WHAT THE EXERCISE ASKS.
From the listing below, count the lines where the string "this" occurs. Give the number, with no other words.

Plotting code records.
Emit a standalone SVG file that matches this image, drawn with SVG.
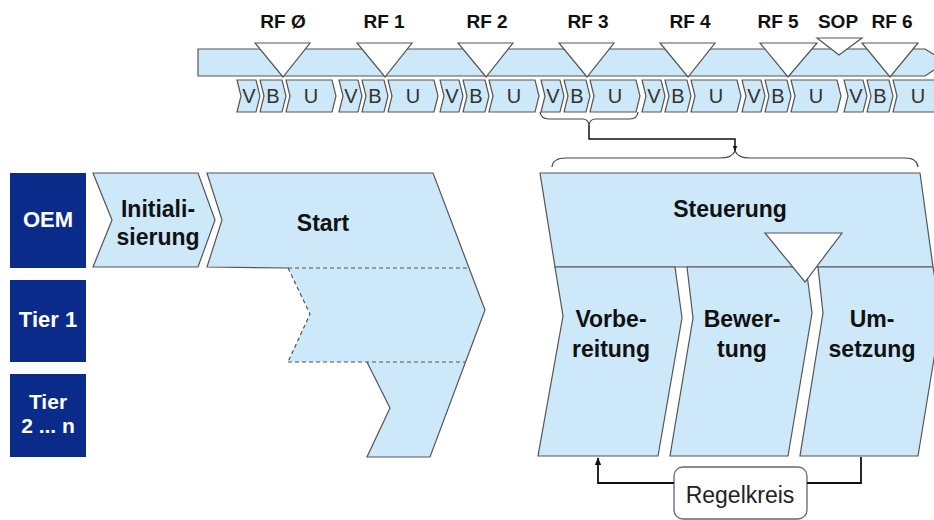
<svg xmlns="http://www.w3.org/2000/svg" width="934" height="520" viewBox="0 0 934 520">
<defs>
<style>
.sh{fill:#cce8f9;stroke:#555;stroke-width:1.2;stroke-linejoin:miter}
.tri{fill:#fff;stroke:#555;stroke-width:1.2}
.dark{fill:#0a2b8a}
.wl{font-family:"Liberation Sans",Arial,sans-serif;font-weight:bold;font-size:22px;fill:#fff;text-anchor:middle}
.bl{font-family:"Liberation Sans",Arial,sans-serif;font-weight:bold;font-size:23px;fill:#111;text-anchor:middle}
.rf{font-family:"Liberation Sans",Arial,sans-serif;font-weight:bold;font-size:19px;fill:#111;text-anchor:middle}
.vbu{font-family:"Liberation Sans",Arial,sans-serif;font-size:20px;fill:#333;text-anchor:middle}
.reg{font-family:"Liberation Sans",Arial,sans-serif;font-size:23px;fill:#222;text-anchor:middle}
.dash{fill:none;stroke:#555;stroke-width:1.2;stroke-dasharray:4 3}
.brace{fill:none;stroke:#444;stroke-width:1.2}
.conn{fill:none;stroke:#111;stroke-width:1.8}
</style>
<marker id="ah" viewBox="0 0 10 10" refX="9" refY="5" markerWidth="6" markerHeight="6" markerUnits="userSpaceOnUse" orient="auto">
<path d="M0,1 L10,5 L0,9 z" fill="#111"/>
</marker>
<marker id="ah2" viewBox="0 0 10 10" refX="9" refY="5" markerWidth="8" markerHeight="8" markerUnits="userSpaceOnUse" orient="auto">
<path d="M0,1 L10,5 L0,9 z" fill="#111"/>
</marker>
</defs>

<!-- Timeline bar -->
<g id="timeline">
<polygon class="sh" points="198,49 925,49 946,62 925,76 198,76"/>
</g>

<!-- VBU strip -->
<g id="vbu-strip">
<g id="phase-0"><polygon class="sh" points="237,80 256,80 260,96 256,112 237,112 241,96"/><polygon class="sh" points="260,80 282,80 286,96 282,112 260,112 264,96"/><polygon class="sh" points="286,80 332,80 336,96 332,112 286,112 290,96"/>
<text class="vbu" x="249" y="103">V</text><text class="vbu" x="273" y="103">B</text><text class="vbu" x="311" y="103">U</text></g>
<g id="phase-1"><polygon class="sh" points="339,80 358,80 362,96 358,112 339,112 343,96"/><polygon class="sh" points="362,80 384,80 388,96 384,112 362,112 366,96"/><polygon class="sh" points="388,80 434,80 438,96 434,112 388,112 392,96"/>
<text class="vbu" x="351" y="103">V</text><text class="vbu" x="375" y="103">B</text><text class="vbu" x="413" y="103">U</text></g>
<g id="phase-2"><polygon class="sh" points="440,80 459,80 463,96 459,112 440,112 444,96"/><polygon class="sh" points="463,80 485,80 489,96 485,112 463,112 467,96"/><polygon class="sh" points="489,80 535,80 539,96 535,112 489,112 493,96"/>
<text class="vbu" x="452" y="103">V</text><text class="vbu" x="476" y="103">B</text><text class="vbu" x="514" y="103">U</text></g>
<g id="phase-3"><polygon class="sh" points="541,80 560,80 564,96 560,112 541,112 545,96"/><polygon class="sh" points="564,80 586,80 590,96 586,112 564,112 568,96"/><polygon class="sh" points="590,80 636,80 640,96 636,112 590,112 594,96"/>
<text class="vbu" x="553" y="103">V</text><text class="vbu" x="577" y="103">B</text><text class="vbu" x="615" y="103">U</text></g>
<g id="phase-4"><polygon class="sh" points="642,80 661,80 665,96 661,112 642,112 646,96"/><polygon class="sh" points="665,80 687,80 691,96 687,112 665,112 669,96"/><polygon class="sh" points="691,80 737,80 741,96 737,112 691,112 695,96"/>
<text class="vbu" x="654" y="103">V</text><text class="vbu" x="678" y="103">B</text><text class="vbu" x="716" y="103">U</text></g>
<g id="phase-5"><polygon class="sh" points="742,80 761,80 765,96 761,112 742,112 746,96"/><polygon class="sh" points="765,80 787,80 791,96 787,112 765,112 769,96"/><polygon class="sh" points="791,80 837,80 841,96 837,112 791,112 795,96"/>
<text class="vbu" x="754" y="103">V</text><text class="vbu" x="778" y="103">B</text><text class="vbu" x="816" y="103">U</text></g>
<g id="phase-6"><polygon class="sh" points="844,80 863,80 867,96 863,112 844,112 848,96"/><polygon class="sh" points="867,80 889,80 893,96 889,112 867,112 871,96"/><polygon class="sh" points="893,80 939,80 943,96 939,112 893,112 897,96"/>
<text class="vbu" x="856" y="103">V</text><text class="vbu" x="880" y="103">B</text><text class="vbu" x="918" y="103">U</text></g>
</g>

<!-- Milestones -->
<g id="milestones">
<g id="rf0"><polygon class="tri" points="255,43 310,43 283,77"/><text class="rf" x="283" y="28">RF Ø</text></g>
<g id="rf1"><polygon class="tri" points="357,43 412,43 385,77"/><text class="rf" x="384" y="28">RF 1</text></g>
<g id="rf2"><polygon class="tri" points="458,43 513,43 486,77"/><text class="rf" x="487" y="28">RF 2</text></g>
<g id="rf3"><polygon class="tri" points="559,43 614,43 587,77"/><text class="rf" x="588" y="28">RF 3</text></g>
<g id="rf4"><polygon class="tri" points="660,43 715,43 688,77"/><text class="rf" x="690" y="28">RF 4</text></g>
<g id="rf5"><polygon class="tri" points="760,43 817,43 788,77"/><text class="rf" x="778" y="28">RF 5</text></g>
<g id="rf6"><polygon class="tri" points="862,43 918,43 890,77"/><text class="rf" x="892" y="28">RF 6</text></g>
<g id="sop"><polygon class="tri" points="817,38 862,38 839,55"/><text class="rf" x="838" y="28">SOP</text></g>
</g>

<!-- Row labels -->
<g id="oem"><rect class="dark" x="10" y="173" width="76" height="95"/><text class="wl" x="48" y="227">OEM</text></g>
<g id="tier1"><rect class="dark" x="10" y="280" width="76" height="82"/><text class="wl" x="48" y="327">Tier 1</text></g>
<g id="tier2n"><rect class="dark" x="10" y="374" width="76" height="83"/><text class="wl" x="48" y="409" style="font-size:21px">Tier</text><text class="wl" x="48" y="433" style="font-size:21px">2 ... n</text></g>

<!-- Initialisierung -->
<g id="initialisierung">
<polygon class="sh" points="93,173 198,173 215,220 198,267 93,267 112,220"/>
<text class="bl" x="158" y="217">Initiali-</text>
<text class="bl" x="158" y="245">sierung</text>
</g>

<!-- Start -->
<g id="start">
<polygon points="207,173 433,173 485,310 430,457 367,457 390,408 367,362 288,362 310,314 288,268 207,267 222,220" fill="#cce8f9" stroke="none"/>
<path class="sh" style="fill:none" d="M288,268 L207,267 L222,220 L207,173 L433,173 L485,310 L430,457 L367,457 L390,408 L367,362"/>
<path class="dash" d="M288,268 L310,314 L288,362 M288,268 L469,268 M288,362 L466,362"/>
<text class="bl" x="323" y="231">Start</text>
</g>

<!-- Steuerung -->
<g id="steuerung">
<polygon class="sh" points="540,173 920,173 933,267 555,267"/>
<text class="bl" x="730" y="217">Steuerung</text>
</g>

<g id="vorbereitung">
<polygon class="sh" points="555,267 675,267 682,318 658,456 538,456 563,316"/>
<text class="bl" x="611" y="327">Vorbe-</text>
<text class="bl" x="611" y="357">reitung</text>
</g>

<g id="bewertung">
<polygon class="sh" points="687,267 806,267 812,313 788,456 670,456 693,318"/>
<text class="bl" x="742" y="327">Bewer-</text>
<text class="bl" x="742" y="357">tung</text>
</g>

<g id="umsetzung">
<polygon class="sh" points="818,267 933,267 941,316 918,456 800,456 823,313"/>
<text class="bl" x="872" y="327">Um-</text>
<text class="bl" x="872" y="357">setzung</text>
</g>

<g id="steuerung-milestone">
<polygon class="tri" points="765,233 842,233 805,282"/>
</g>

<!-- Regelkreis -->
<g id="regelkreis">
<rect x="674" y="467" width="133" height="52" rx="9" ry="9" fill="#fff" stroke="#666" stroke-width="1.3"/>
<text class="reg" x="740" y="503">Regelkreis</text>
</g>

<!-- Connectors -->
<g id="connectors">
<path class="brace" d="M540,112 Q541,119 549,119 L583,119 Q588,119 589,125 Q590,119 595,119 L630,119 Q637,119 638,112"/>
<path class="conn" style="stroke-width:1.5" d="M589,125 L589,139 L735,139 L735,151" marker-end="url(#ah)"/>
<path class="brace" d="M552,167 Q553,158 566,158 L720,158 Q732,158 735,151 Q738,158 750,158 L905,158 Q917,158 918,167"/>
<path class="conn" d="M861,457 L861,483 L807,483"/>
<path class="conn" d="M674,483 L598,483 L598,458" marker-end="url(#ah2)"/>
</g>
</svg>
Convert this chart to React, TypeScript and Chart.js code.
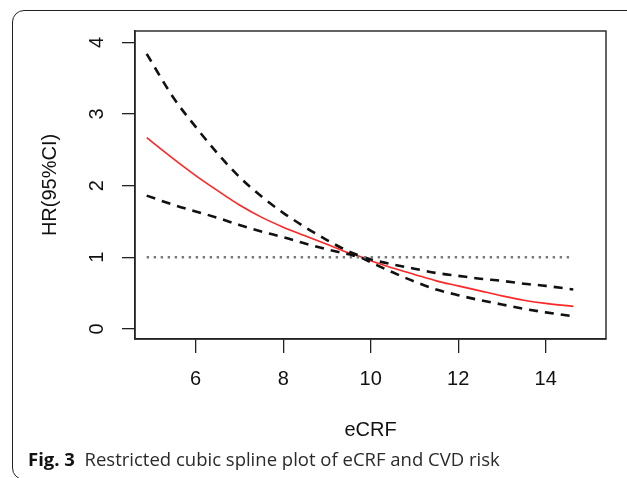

REPLY TO THE TASK.
2